Diyanet İşleri Başkanı Erbaş Açıklaması 'Yeryüzünü Kuşatan En Büyük Afetlerden Birisi İsraf'

Diyanet İşleri Başkanı Erbaş Açıklaması 'Yeryüzünü Kuşatan En Büyük Afetlerden Birisi İsraf'

Ordu’da, “İsraf” konulu hutbe veren Diyanet İşleri Başkanı Prof. Dr. Ali Erbaş, bugün yeryüzünü kuşatan en büyük afetlerden birisinin israf olduğuna dikkat çekerek, “Bir yanda açlığın, yoksulluğun ve sefaletin pençesinde kıvranan milyonlarca insan varken, saçıp savurmak, ihtiyaç olmadan harcamak, eskimeden atmak hayati bir hatadır” dedi.

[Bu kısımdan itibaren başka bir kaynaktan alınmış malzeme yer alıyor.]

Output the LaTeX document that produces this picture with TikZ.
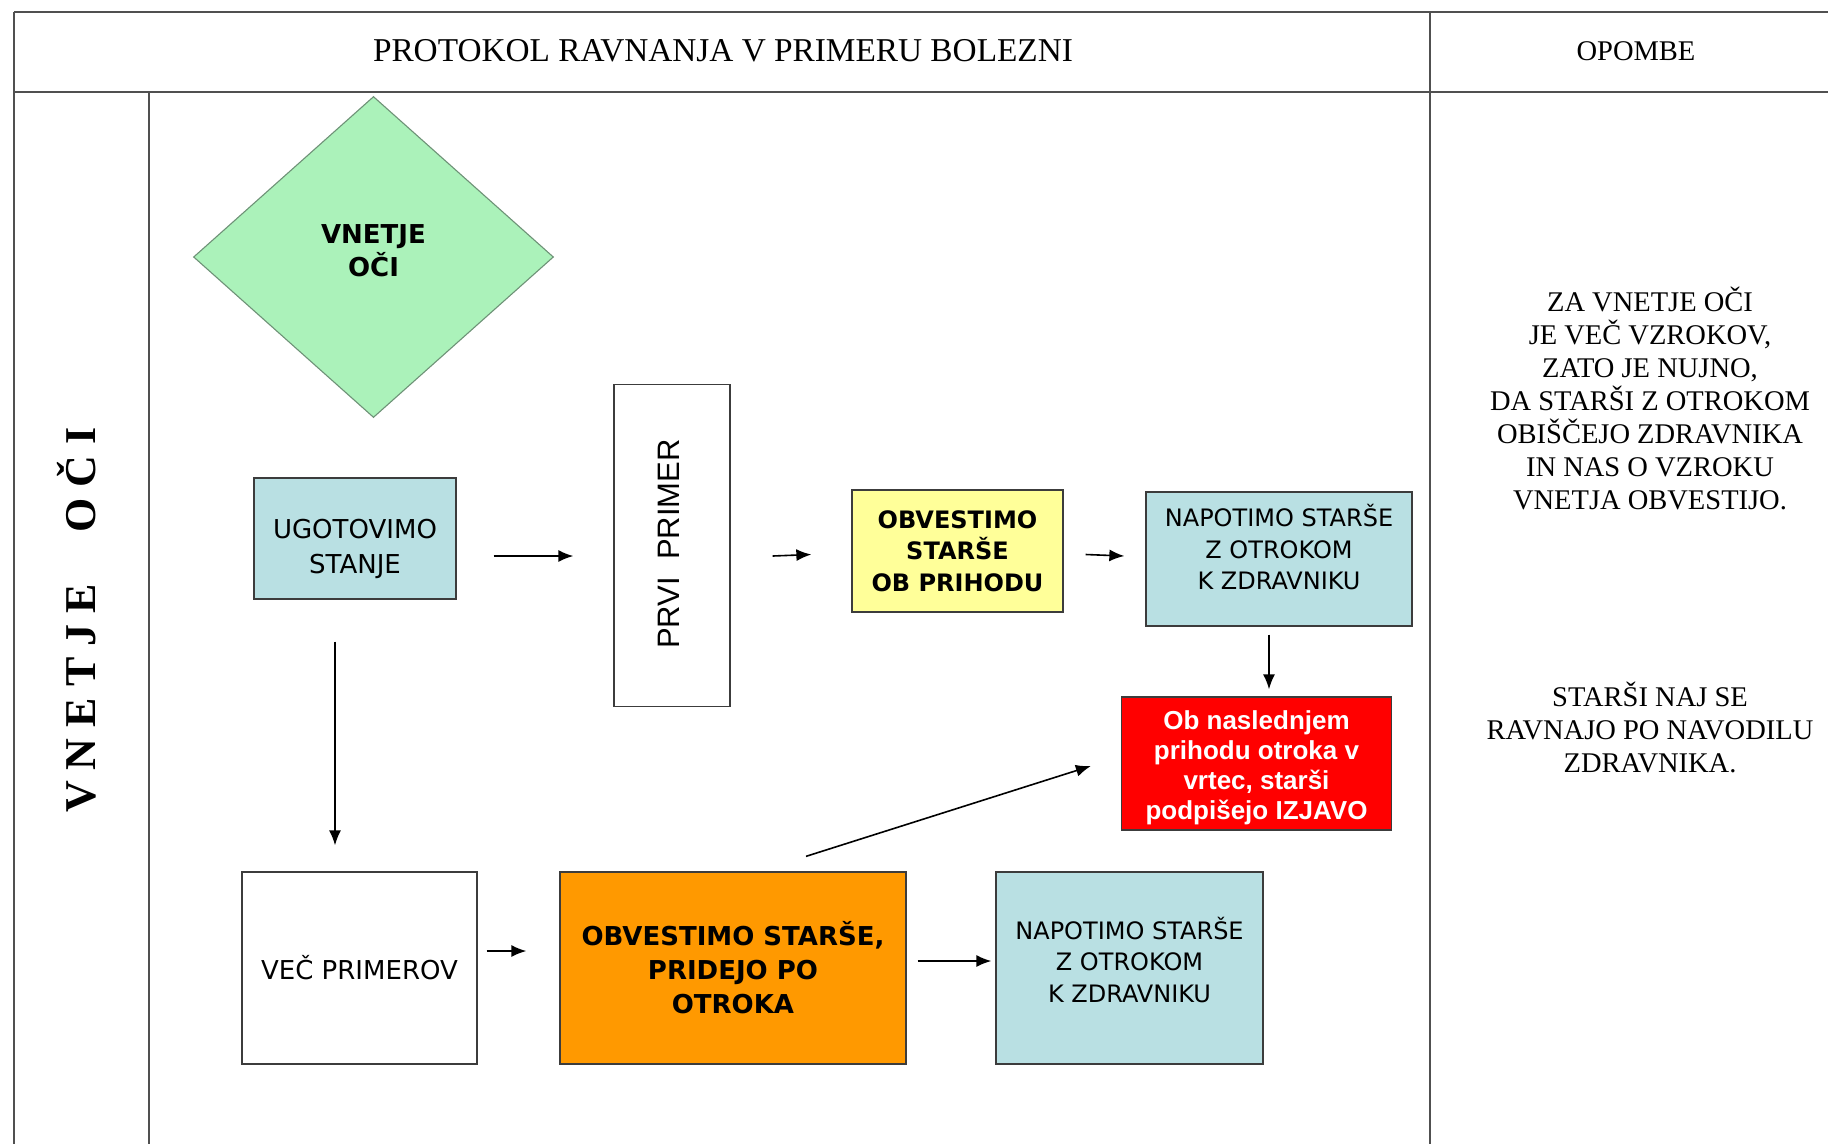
\documentclass[tikz,border=0pt]{standalone}
\usepackage{fontspec}
\setmainfont{Liberation Serif}
\newfontfamily\tah{DejaVu Sans}
\newfontfamily\ari{Liberation Sans}
\usetikzlibrary{arrows.meta,shapes.geometric}
\definecolor{tblline}{HTML}{505050}
\definecolor{boxline}{HTML}{3C3C3C}
\definecolor{dgreen}{HTML}{ABF2BA}
\definecolor{dgreenline}{HTML}{6E9277}
\definecolor{lblue}{HTML}{B9E0E3}
\definecolor{yel}{HTML}{FFFF99}
\definecolor{ora}{HTML}{FF9900}
\definecolor{redbox}{HTML}{FF0000}
\tikzset{
  tbl/.style={draw=tblline, line width=1.4pt},
  tblthick/.style={draw=tblline, line width=2.8pt},
  boxst/.style={draw=boxline, line width=1.3pt, inner sep=0pt, align=center},
  regtxt/.style={align=center, inner sep=0pt, font=\tah\fontsize{24}{31.5}\selectfont},
  arr/.style={-{Latex[length=15pt,width=12pt]}, line width=1.6pt, draw=black},
}
\begin{document}
\begin{tikzpicture}[x=1pt,y=-1pt]
\useasboundingbox (0,0) rectangle (1828,1144);
\fill[white] (0,0) rectangle (1828,1144);
% table
\draw[tblthick] (14,12) -- (1828,12);
\draw[tblthick] (14,92) -- (1828,92);
\draw[tbl] (14,12) -- (14,1144);
\draw[tbl] (1430,12) -- (1430,1144);
\draw[tbl] (149,92) -- (149,1144);
% headers
\node[inner sep=0pt, font=\fontsize{33.3}{38}\selectfont] (title) at (723,51) {PROTOKOL RAVNANJA V PRIMERU BOLEZNI};
\node[inner sep=0pt, font=\fontsize{28.5}{33}\selectfont] (opombe) at (1636,51) {OPOMBE};
% lane label
\node[inner sep=0pt, rotate=90, font=\bfseries\fontsize{44}{50}\selectfont] (lane) at (77,620)
  {V\hspace{11pt}N\hspace{11pt}E\hspace{11pt}T\hspace{11pt}J\hspace{11pt}E\hspace{52pt}O\hspace{11pt}Č\hspace{11pt}I};
% notes
\node[align=center, inner sep=0pt, font=\fontsize{28.5}{33}\selectfont] (note1) at (1650,398)
  {ZA VNETJE OČI\\JE VEČ VZROKOV,\\ZATO JE NUJNO,\\DA STARŠI Z OTROKOM\\OBIŠČEJO ZDRAVNIKA\\IN NAS O VZROKU\\VNETJA OBVESTIJO.};
\node[align=center, inner sep=0pt, font=\fontsize{28.5}{33}\selectfont] (note2) at (1650,727)
  {STARŠI NAJ SE\\RAVNAJO PO NAVODILU\\ZDRAVNIKA.};
% diamond
\node[diamond, draw=dgreenline, line width=1.1pt, fill=dgreen, inner sep=0pt, minimum width=360, minimum height=321] (dia) at (373.5,257) {};
\node[align=center, inner sep=0pt, font=\tah\bfseries\fontsize{26}{33}\selectfont] (diat) at (373.5,250.5) {VNETJE\\OČI};
% boxes
\node[boxst, fill=lblue, minimum width=202, minimum height=121] (ugo) at (355,538.5) {};
\node[regtxt, font=\tah\fontsize{26}{35}\selectfont] (ugot) at (355,549) {UGOTOVIMO\\STANJE};
\node[boxst, fill=white, minimum width=116, minimum height=322] (prvi) at (672,545.5) {};
\node[inner sep=0pt, rotate=90, font=\ari\fontsize{31}{35}\selectfont] (prvit) at (669,544) {PRVI\ \ PRIMER};
\node[boxst, fill=yel, minimum width=211, minimum height=122, font=\tah\bfseries\fontsize{24}{31.5}\selectfont] (obv) at (957.5,551) {OBVESTIMO\\STARŠE\\OB PRIHODU};
\node[boxst, fill=lblue, minimum width=266, minimum height=134] (nap1) at (1279,559) {};
\node[regtxt] (nap1t) at (1279,547.5) {NAPOTIMO STARŠE\\Z OTROKOM\\K ZDRAVNIKU};
\node[boxst, fill=redbox, minimum width=270, minimum height=133] (red) at (1256.5,763.5) {};
\node[align=center, inner sep=0pt, text=white, font=\ari\bfseries\fontsize{26}{30}\selectfont] (redt) at (1256.5,768) {Ob naslednjem\\prihodu otroka v\\vrtec, starši\\podpišejo IZJAVO};
\node[boxst, fill=white, minimum width=235, minimum height=192, font=\tah\fontsize{26}{33}\selectfont] (vec) at (359.5,968) {VEČ PRIMEROV};
\node[boxst, fill=ora, minimum width=346, minimum height=192, font=\tah\bfseries\fontsize{26}{34}\selectfont] (oran) at (733,968) {OBVESTIMO STARŠE,\\PRIDEJO PO\\OTROKA};
\node[boxst, fill=lblue, minimum width=267, minimum height=192] (nap2) at (1129.5,968) {};
\node[regtxt] (nap2t) at (1129.5,960) {NAPOTIMO STARŠE\\Z OTROKOM\\K ZDRAVNIKU};
% arrows
\draw[arr] ([shift={(37,17.5)}]ugo.east) -- ([shift={(-40,10.5)}]prvi.west);
\draw[arr] ([shift={(42,10.5)}]prvi.east) -- ([shift={(-40,3.5)}]obv.west);
\draw[arr] ([shift={(22,3.5)}]obv.east) -- ([shift={(-21,-3)}]nap1.west);
\draw[arr] ([shift={(-10,8)}]nap1.south) -- ([shift={(12.5,-7)}]red.north);
\draw[arr] ([shift={(-20,42)}]ugo.south) -- ([shift={(-24.5,-26)}]vec.north);
\draw[arr] ([shift={(9,-17)}]vec.east) -- ([shift={(-33,-17)}]oran.west);
\draw[arr] ([shift={(11,-7)}]oran.east) -- ([shift={(-4,-7)}]nap2.west);
\draw[arr] ([shift={(73,-15)}]oran.north) -- ([shift={(-30,2.5)}]red.west);
\end{tikzpicture}
\end{document}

Diyanet İşleri Başkanı Prof. Dr. Ali Erbaş, Ordu Orta Cami’de cuma namazı öncesinde vaaz etti, ardından İsraf konulu hutbe irad ederek cuma namazı kıldırdı. Erbaş hutbesinde, “Diyanet İşleri Başkanlığı olarak bu yıl Ramazan ayında ülkemizin her ilinde ve ilçesinde israfla nasıl mücadele edilir konusunu merkeze aldık ve bununla ilgili irşat çalışmaları yapıyoruz. Zira milletimizin ve insanlığın en büyük yanlışlarından birisidir israf. Bir gün Sevgili Peygamberimiz (s.a.s) çok sevdiği akrabası Sa’d b. Ebi Vakkas’ın yanına uğramıştı. Sa’d o sırada abdest alıyordu. Suyu fazla kullanmış olmalı ki Efendimiz; ‘Bu ne israf böyle?’ dedi.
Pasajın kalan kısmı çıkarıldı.